Column Written by Notes
funeral_brand.title WF1 From source registries
funeral_brand.phone, email WF1 From source registries
funeral_brand.website WF1 or WF2 Source registry if given, else discovered
funeral_brand.abn WF2 From ABR
funeral_brand.description WF3 Meta tags
funeral_brand.business_* WF1/WF2 Preferring ABR values where available
funeral_brand.enrichment_status WF3/WF4 State machine: pending → partial → complete, failed on error
funeral_brand.last_enriched_at WF3 Used by WF4 for staleness check
funeral_brand.listing_tier compute_tiers.py After WF3/WF4
funeral_brand.source_key, source_url WF1 Immutable once set
funeral_brand.verified, hidden Never written by pipeline Admin-only
funeral_brand.background_colour, foreground_colour, modal_description, funeral_home_id Never written by pipeline Admin/branding concern
package.* WF3 (Claude Haiku) source_url = 'ai_extraction', confidence 0.7
package_inclusion.* WF3 (Claude Haiku) inclusion_type_title pulled from a 16-item vocabulary
location.* WF1 lat/lng only when source provides; google_place_key/rating require Places API (not yet wired)

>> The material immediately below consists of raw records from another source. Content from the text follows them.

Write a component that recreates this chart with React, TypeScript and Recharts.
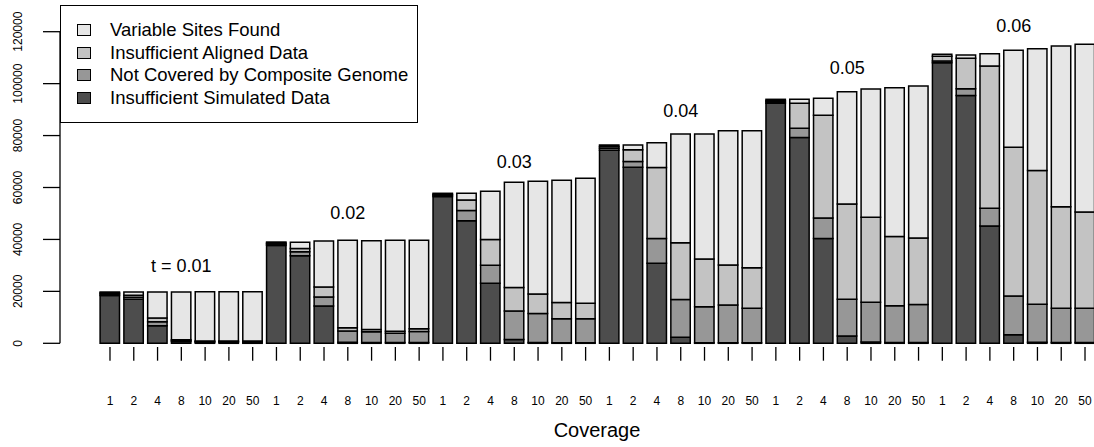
import { BarChart, Bar, XAxis, YAxis, Legend, ReferenceDot } from "recharts";

const coverage = ["1", "2", "4", "8", "10", "20", "50"];
const thetas = ["0.01", "0.02", "0.03", "0.04", "0.05", "0.06"];
const groupLabels = ["t = 0.01", "0.02", "0.03", "0.04", "0.05", "0.06"];
const groupLabelY = [29800, 50200, 69900, 89800, 106200, 122200];

// one value per bar, groups of 7 coverages per theta
const insufficientSimulated = [
  18400, 16950, 6800, 700, 400, 400, 400,
  37700, 33700, 14400, 400, 300, 300, 300,
  56500, 47200, 23100, 1500, 300, 200, 200,
  74300, 67800, 30800, 2300, 200, 200, 200,
  92400, 79300, 40400, 2800, 500, 300, 300,
  108000, 95400, 45200, 3300, 400, 300, 300,
];
const notCovered = [
  600, 800, 1500, 400, 300, 300, 300,
  500, 1600, 3400, 4300, 4100, 3600, 4200,
  500, 3900, 7000, 10900, 11200, 9300, 9300,
  800, 2200, 9600, 14600, 13900, 14550, 13300,
  600, 3500, 7900, 14200, 15300, 14200, 14600,
  700, 2600, 6800, 14900, 14600, 13200, 13200,
];
const insufficientAligned = [
  400, 750, 1400, 300, 200, 200, 200,
  400, 1250, 3850, 1300, 900, 700, 1100,
  400, 4100, 9900, 9100, 7450, 6200, 5900,
  700, 4500, 27300, 21800, 18400, 15400, 15600,
  500, 9600, 39500, 36600, 32700, 26600, 25700,
  1800, 11800, 54800, 57300, 51500, 39100, 37100,
];
const variableSites = [
  350, 1300, 10050, 18400, 18950, 18950, 19000,
  400, 2350, 17750, 33660, 34200, 35060, 34100,
  370, 2570, 18540, 40500, 43440, 47070, 48140,
  570, 1870, 9560, 41900, 48100, 51730, 52780,
  460, 1560, 6550, 43290, 49430, 57340, 58490,
  790, 1230, 4730, 37400, 46900, 61890, 64550,
];

const yTicks = [0, 20000, 40000, 60000, 80000, 100000, 120000];

const series = [
  { key: "sim", name: "Insufficient Simulated Data", fill: "#4D4D4D" },
  { key: "notcov", name: "Not Covered by Composite Genome", fill: "#979797" },
  { key: "aligned", name: "Insufficient Aligned Data", fill: "#C3C3C3" },
  { key: "variable", name: "Variable Sites Found", fill: "#E6E6E6" },
];

const data = thetas.flatMap((t, g) =>
  coverage.map((c, i) => {
    const k = g * 7 + i;
    return {
      key: `${t}-${c}`,
      cov: c,
      sim: insufficientSimulated[k],
      notcov: notCovered[k],
      aligned: insufficientAligned[k],
      variable: variableSites[k],
    };
  })
);

const font = '"Liberation Sans", Arial, Helvetica, sans-serif';

const YTick = ({ y, payload }: any) => (
  <text
    x={18}
    y={y}
    transform={`rotate(-90 18 ${y})`}
    textAnchor="middle"
    dominantBaseline="central"
    fontSize={12}
    fill="#000"
  >
    {payload.value}
  </text>
);

const XTick = ({ x, y, payload }: any) => (
  <g>
    <line x1={x} x2={x} y1={y + 3.7} y2={y + 17.4} stroke="#000" strokeWidth={1.3} />
    <text x={x} y={y + 62} textAnchor="middle" fontSize={12} fill="#000">
      {String(payload.value).split("-")[1]}
    </text>
  </g>
);

const LegendBox = () => (
  <div
    style={{
      width: 358,
      height: 118,
      border: "1.5px solid #000",
      background: "#fff",
      boxSizing: "border-box",
      paddingTop: 12.5,
      fontFamily: font,
      fontSize: 18.5,
    }}
  >
    {[...series].reverse().map((s) => (
      <div key={s.key} style={{ display: "flex", alignItems: "center", height: 22.8 }}>
        <span
          style={{
            display: "inline-block",
            width: 14,
            height: 12,
            marginLeft: 16,
            marginRight: 19,
            background: s.fill,
            border: "1.5px solid #000",
            boxSizing: "border-box",
          }}
        />
        <span>{s.name}</span>
      </div>
    ))}
  </div>
);

export default function App() {
  return (
    <div
      style={{
        position: "absolute",
        left: 0,
        top: 0,
        width: 1094,
        height: 447,
        overflow: "hidden",
        background: "#fff",
        fontFamily: font,
      }}
    >
      <BarChart
        width={1100}
        height={447}
        data={data}
        margin={{ top: 31.7, right: 3.1, bottom: 0, left: 0 }}
        barSize={19.4}
      >
        <XAxis
          dataKey="key"
          height={103.7}
          padding={{ left: 38.1, right: 0 }}
          axisLine={false}
          tickLine={false}
          tickSize={0}
          tickMargin={0}
          interval={0}
          tick={<XTick />}
          label={{
            content: () => (
              <text x={597} y={437} textAnchor="middle" fontSize={20} fill="#000">
                Coverage
              </text>
            ),
          }}
        />
        <YAxis
          width={60}
          domain={[0, 120000]}
          ticks={yTicks}
          interval={0}
          tickSize={17}
          axisLine={{ stroke: "#000", strokeWidth: 1.3 }}
          tickLine={{ stroke: "#000", strokeWidth: 1.3 }}
          tick={<YTick />}
        />
        {series.map((s) => (
          <Bar
            key={s.key}
            dataKey={s.key}
            name={s.name}
            stackId="a"
            fill={s.fill}
            stroke="#000"
            strokeWidth={1.5}
            isAnimationActive={false}
          />
        ))}
        {thetas.map((t, g) => (
          <ReferenceDot
            key={t}
            x={`${t}-8`}
            y={groupLabelY[g]}
            ifOverflow="visible"
            shape={(p: any) => (
              <text x={p.cx} y={p.cy + 6.5} textAnchor="middle" fontSize={18} fill="#000">
                {groupLabels[g]}
              </text>
            )}
          />
        ))}
        <Legend
          layout="vertical"
          align="center"
          verticalAlign="middle"
          wrapperStyle={{ left: 60, top: 5, width: 358, height: 118 }}
          content={() => <LegendBox />}
        />
      </BarChart>
    </div>
  );
}
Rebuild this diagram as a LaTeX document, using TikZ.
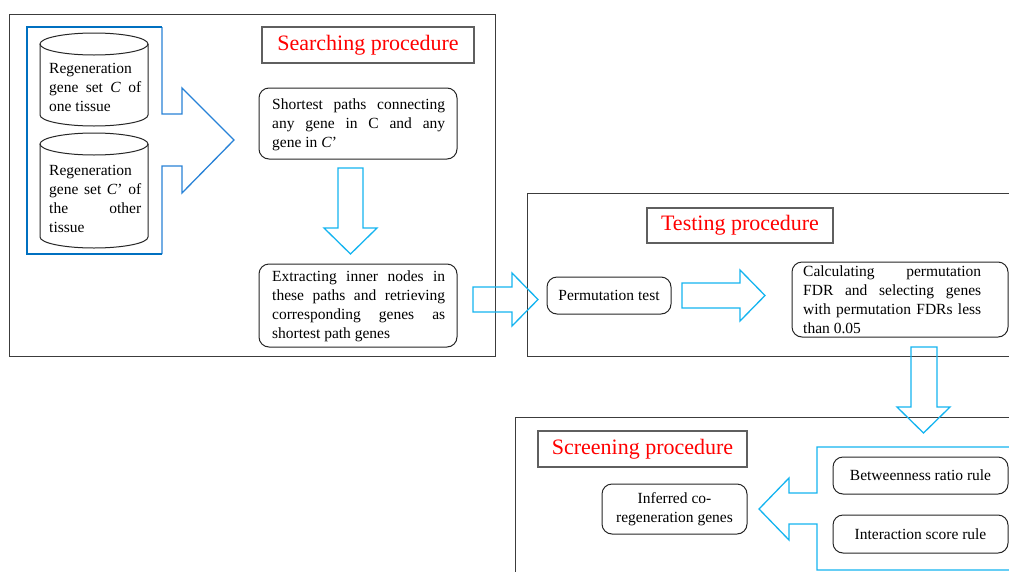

The admin review flow (out of pipeline scope)

A provider stays hidden = 1 until an admin reviews it. The intended flow (not yet built — listed under "What's left to do" in the memory) is:

  1. Admin UI lists newly enriched brands, sorted by tier.
  2. Admin sets hidden = 0 to publish. They can also set verified = 1 if the provider has signed on as a partner — this protects them from future pipeline updates.

Running manually vs. via n8n

Everything n8n does can be reproduced with shell commands. The crawlers/run_overnight.sh script is effectively a single-pass equivalent of Workflows 13 back-to-back, useful for local testing or if n8n isn't available.

The n8n workflows are the production scheduler — they batch smaller chunks, run them at sensible hours (keeping server load and external API rate limits in mind), and handle the Claude Haiku HTTP calls natively (the Python scripts don't do AI extraction; they only prepare the text for n8n to send).

See README.md in this folder for setup.